### TASK STATEMENT
Search the records for the word "this" and report each line that has it.

[Figure scripts]
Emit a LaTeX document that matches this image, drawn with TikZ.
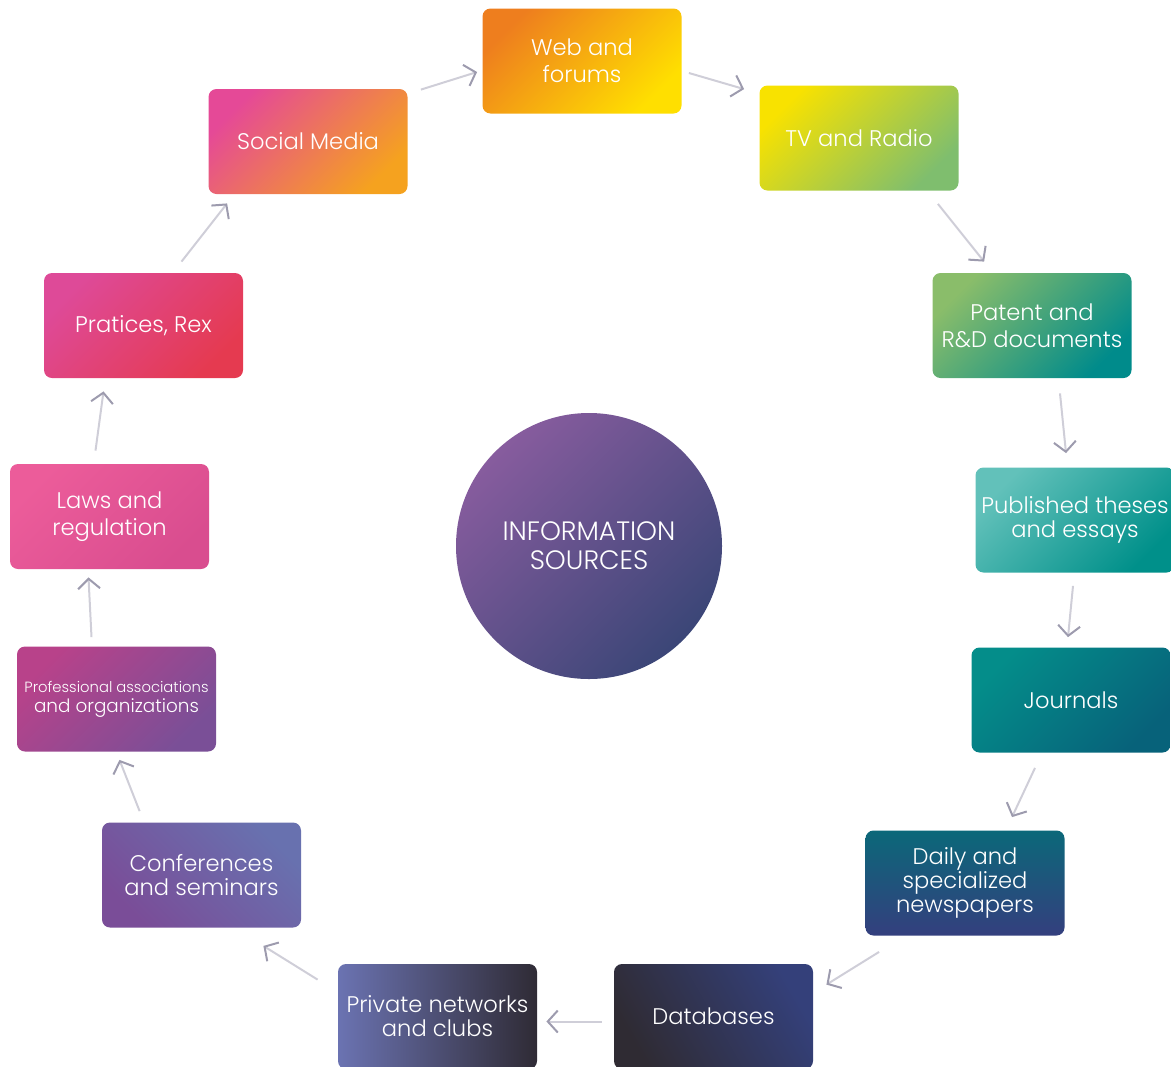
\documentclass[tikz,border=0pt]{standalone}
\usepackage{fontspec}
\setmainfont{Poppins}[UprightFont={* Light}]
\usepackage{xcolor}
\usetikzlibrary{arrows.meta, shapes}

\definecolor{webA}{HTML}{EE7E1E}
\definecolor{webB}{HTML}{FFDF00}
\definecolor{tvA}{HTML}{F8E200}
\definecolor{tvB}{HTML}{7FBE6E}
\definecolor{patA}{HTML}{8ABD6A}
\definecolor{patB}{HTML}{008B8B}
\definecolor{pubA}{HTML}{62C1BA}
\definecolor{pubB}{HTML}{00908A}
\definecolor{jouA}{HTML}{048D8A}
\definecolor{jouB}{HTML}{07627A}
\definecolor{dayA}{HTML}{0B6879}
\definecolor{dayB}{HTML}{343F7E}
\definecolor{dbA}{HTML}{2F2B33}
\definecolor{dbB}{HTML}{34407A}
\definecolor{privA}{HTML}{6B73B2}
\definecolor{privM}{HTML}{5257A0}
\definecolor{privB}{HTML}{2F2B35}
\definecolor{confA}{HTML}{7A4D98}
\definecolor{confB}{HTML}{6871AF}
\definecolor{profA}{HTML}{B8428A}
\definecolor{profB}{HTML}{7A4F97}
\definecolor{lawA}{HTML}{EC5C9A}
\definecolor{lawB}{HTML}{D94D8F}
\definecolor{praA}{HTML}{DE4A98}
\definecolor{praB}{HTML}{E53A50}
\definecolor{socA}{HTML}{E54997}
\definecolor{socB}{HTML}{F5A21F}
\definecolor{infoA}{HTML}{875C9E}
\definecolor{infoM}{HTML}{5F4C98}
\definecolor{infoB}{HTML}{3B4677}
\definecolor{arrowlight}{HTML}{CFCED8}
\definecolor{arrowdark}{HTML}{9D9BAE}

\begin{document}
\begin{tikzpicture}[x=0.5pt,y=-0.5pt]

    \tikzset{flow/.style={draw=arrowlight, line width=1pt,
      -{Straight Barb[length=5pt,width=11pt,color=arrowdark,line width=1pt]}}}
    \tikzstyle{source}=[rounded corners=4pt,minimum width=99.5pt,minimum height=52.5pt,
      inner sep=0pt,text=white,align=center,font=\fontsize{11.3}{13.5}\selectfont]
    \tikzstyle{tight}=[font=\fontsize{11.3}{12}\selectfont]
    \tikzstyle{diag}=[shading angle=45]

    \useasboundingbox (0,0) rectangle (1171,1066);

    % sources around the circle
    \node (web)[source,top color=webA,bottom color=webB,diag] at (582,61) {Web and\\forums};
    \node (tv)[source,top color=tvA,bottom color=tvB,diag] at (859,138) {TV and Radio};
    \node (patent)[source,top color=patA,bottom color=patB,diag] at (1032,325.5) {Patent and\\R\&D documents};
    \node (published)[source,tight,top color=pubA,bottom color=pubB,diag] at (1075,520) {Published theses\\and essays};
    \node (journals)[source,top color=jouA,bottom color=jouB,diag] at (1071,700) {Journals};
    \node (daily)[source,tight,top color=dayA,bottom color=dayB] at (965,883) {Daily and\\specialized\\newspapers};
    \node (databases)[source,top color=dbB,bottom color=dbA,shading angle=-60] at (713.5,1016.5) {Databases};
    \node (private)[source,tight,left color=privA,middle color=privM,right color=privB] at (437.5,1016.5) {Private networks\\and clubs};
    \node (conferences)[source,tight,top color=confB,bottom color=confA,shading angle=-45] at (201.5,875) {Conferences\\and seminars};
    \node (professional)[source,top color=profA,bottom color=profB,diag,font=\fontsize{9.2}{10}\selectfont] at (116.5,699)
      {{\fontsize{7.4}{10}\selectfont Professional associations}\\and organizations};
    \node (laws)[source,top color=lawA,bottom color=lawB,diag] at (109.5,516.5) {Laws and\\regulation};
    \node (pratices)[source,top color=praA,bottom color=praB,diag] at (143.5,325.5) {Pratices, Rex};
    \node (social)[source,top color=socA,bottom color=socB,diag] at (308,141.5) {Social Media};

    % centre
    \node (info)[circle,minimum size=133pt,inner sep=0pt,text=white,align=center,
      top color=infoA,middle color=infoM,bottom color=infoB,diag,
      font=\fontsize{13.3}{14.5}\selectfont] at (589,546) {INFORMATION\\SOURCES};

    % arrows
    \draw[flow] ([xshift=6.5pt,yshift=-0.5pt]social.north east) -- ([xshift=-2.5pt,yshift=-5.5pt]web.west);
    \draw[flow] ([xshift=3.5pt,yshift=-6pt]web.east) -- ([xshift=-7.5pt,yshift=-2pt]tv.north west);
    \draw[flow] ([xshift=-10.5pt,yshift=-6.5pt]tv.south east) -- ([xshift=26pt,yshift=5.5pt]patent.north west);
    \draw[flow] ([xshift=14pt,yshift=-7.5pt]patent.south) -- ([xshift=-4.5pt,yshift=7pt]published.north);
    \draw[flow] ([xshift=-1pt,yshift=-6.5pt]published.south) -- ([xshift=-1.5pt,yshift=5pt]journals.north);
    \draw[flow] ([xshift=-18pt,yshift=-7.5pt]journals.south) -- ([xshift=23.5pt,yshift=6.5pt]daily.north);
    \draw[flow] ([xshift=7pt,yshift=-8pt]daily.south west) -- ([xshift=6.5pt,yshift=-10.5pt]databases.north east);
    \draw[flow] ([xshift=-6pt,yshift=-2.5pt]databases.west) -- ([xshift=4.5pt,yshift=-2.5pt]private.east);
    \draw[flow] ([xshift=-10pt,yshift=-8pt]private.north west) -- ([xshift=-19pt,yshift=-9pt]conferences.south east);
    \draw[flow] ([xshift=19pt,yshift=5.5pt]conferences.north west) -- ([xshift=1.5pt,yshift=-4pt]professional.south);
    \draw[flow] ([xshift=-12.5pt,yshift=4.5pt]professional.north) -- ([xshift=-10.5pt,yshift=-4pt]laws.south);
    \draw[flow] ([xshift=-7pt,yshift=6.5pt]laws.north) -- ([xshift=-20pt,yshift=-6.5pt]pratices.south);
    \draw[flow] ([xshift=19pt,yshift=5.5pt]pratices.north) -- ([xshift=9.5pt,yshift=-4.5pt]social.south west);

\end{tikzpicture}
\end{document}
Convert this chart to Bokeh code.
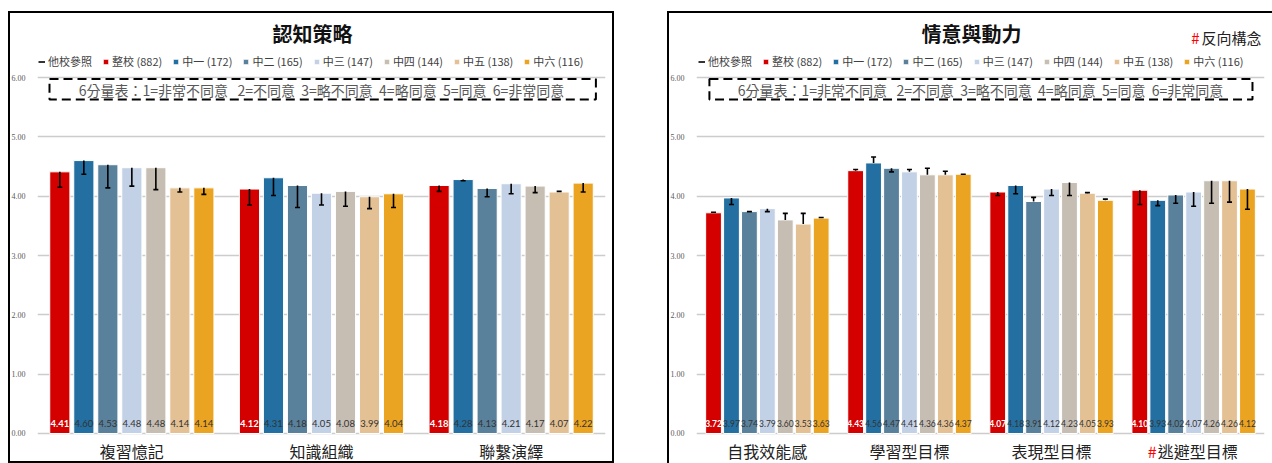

### TASK RESPONSE
Emit a LaTeX document that matches this image, drawn with TikZ.
Convert this chart to Bokeh code.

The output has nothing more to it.